▶ Your goal: Work through the listing below and count the lines that hold "this". Answer with the number alone.

— start —

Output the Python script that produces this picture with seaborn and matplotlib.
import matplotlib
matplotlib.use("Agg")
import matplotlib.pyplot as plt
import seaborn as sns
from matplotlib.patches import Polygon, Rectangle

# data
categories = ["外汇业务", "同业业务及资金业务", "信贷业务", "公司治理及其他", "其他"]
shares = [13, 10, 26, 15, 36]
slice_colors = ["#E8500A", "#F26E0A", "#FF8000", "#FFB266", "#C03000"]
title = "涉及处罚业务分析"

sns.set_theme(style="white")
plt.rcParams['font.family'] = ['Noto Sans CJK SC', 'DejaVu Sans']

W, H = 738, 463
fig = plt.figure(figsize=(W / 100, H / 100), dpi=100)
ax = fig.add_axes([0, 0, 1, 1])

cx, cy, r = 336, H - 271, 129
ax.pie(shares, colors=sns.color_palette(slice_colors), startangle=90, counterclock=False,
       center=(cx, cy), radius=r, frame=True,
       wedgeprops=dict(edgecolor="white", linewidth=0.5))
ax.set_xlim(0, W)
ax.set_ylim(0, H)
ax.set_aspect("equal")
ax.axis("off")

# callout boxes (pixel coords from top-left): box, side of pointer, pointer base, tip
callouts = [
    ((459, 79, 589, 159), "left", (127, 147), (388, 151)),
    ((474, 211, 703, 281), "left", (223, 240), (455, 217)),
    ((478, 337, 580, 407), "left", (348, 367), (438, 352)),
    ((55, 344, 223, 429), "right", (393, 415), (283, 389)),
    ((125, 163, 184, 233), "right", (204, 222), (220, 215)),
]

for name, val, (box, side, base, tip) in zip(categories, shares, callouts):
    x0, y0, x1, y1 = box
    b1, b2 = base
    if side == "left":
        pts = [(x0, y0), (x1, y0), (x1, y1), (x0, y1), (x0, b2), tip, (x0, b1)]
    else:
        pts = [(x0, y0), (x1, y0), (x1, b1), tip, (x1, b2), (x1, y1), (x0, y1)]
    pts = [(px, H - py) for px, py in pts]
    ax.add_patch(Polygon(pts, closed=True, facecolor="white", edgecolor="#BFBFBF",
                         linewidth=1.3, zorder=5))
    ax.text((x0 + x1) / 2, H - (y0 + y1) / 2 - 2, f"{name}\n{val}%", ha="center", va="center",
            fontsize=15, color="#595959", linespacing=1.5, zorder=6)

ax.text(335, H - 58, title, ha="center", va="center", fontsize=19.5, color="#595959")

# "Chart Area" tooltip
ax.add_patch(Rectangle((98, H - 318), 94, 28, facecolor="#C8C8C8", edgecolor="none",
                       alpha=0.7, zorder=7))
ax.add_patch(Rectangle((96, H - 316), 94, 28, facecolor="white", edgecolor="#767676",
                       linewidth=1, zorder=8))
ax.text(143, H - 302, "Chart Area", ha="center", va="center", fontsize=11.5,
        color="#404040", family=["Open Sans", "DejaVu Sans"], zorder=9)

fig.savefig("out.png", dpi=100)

— end —
— start —

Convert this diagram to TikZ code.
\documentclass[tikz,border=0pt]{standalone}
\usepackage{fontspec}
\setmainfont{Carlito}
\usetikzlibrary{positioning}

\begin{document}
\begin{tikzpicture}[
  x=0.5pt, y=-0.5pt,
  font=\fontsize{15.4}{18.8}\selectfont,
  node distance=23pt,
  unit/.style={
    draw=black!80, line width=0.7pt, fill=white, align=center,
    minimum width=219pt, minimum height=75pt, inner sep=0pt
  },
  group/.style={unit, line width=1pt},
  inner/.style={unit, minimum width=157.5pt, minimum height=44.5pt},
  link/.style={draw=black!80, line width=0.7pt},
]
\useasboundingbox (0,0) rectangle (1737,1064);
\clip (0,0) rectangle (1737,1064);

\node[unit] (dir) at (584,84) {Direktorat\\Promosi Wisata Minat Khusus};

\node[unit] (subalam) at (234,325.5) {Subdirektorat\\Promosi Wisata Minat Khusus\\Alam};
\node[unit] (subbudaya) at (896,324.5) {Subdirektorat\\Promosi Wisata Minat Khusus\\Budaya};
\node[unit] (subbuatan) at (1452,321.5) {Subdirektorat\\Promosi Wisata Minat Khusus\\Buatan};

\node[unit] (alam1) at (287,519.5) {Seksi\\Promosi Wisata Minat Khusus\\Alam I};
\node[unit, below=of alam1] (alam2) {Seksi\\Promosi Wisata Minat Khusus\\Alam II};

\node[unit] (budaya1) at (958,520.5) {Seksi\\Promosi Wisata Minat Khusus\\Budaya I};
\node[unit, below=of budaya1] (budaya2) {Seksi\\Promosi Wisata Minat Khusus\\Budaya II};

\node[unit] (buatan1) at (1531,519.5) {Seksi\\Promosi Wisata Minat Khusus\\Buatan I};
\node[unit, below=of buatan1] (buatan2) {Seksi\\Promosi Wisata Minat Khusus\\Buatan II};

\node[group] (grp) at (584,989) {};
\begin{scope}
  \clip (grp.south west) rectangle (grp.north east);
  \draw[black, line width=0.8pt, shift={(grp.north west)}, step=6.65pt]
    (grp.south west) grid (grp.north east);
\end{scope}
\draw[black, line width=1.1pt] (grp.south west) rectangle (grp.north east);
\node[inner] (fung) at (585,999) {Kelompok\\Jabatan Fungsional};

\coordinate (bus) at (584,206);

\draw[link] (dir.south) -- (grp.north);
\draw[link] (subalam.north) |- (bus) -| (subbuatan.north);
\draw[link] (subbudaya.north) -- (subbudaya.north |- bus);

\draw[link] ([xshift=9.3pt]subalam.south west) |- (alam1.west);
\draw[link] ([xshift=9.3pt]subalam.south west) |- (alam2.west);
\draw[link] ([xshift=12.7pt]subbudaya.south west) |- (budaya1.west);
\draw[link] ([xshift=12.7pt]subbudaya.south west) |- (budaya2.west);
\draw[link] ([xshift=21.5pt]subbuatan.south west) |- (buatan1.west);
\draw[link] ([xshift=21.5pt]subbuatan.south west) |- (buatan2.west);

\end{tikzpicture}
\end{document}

— end —

▶ Complete response: 2